FATAL: all hosts have already failed – aborting

shell commands in (1) and (2) above have return code (rc) 0, and thus they are constructed correctly for the shell module. The register variable all_vm_names’s stdout consists of valid entries. The active_vm_names’s stdout is empty, so the task named Destroy active domains one by one shouldn’t execute. But before it gets to that, the core parsing code errored out. Any other suggestion please?

Though to be honest it seems quite easier to give the virt module a
command for ‘undefine_all’. That’s what I’d do. (Send me a patch?)
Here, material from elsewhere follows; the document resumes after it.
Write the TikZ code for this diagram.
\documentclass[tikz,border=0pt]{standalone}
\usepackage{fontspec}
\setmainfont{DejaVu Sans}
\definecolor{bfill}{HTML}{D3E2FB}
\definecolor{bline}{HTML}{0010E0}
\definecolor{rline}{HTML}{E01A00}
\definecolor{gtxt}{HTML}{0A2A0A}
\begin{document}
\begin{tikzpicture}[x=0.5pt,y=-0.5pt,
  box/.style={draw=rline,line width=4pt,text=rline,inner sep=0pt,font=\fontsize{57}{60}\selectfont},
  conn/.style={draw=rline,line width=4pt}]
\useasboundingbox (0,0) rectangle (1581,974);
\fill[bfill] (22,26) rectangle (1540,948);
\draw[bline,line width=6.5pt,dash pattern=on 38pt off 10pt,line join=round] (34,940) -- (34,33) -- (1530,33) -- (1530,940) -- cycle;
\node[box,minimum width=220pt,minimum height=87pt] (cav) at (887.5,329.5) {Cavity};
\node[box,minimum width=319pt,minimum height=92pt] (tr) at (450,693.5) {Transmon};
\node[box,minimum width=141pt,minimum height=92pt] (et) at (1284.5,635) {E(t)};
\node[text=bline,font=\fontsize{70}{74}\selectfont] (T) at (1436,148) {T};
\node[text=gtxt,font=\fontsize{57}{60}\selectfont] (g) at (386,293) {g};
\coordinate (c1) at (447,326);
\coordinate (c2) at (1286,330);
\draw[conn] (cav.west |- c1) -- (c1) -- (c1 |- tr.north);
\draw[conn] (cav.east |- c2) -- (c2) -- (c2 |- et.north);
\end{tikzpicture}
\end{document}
I gave this aspect some more deliberation, and came to the conclusion that a undefine_all is not enough. At least based on our usage, from time to time, we may wish to preserve a few VMs. But so far I don’t have a clean syntax for a list of exceptions. I don’t wish to introduce that pollute ansible’s current overall clean syntax. I will think more…

Regards,

– Zack

You have to quote variables that are strings. Since variables are substituted (rather than interpreted), so an empty string results in nothing, which is giving you this error.

Hi Dag,

Many thanks! Your quoting suggestion did the trick.

[…]

You have to quote variables that are strings. Since variables are
substituted (rather than interpreted), so an empty string results in
nothing, which is giving you this error.

[…]

Regards,

– Zack

Zack,
  I was just catching up on list mail. Are you planning on posting this playbook somewhere when you're done? I've got a similar usecase and if I can implement all of it in a playbook rather than in a script calling ansible as an api then that would be fantastic.

thanks,
-sv

Hi SV,

I will, after polishing it a bit. Yeah, squeezing a bash script into an one liner for the shell module is a bit ugly. Having all such capabilities in a module would be awesome!
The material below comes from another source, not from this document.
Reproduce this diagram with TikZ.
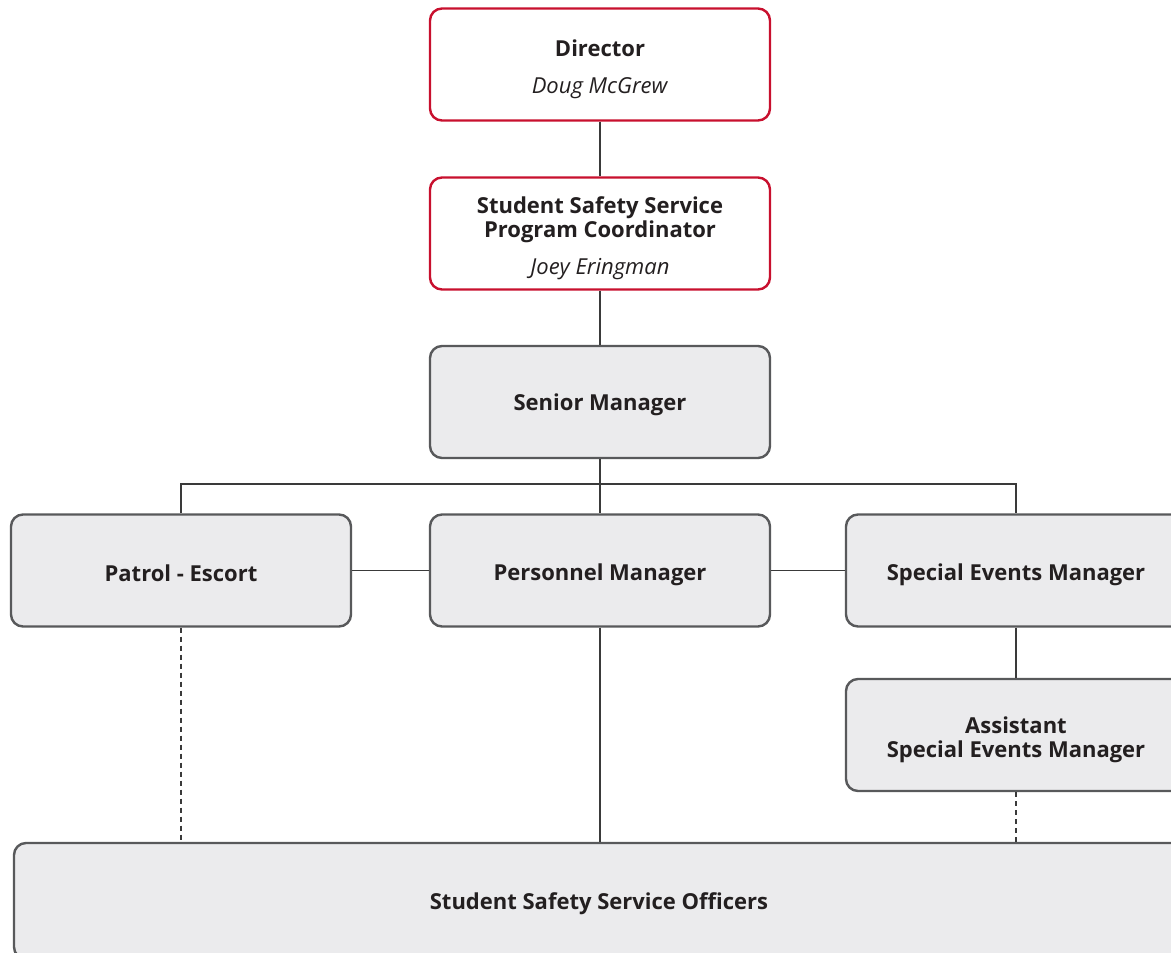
\documentclass[tikz,border=0pt]{standalone}
\usepackage{fontspec}
\setmainfont{Open Sans}
\definecolor{boxred}{HTML}{C8102E}
\definecolor{boxgray}{HTML}{EBEBED}
\definecolor{boxline}{HTML}{58595B}
\definecolor{linkline}{HTML}{3A3A3A}
\definecolor{inktext}{HTML}{231F20}
\tikzset{
  chief/.style={draw=boxred, fill=white, line width=2.4pt, rounded corners=12pt, text=inktext,
    minimum width=340pt, minimum height=112pt, align=center, font=\fontsize{22}{24}\selectfont},
  staff/.style={draw=boxline, fill=boxgray, line width=2.4pt, rounded corners=12pt, text=inktext,
    minimum width=340pt, minimum height=112pt, align=center, font=\fontsize{22}{24}\selectfont\bfseries,
    execute at begin node={\rule{0pt}{22pt}}},
  link/.style={draw=linkline, line width=1.3pt},
  duty/.style={link, dash pattern=on 5pt off 4pt}
}
\begin{document}
\begin{tikzpicture}[x=1pt,y=-1pt]
\useasboundingbox (0,0) rectangle (1171,953);
% top of the chart
\node[chief] (dir) at (600,64.5) {\rule{0pt}{27pt}\textbf{Director}\\[13pt]\textit{Doug McGrew}};
\node[chief] (coord) at (600,233.5) {\rule{0pt}{27pt}\textbf{Student Safety Service}\\\textbf{Program Coordinator}\\[13pt]\textit{Joey Eringman}};
\node[staff] (senior) at (600,402) {Senior Manager};
% managers
\node[staff] (patrol) at (181,570.5) {Patrol - Escort};
\node[staff] (personnel) at (600,570.5) {\rule{0pt}{25pt}Personnel Manager};
\node[staff] (events) at (1016,570.5) {\rule{0pt}{25pt}Special Events Manager};
\node[staff] (asst) at (1016,735) {\rule{0pt}{26pt}Assistant\\Special Events Manager};
\node[staff, minimum width=1170pt, minimum height=116pt] (officers) at (599,901) {Student Safety Service Officers};
\coordinate (bus) at (600,484);
% connectors
\draw[link] (dir) -- (coord);
\draw[link] (coord) -- (senior);
\draw[link] (senior) -- (bus);
\draw[link] (patrol.north) |- (bus) -| (events.north);
\draw[link] (bus) -- (personnel);
\draw[link] (patrol) -- (personnel);
\draw[link] (personnel) -- (events);
\draw[link] (events) -- (asst);
\draw[link] (personnel.south) -- (personnel.south |- officers.north);
\draw[duty] (patrol.south) -- (patrol.south |- officers.north);
\draw[duty] (asst.south) -- (asst.south |- officers.north);
\end{tikzpicture}
\end{document}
Lets do this, with the wiki space that Michael recently made available, I think the playbook example belongs to the wiki at least before you are done with your module. Right now, I am working with Micheal to figure out an annoying and puzzling sudo keyword related bug that I started experiencing since the late stage of 0,8 devel. Am loaded lately, otherwise, I would do more in-depth debugging.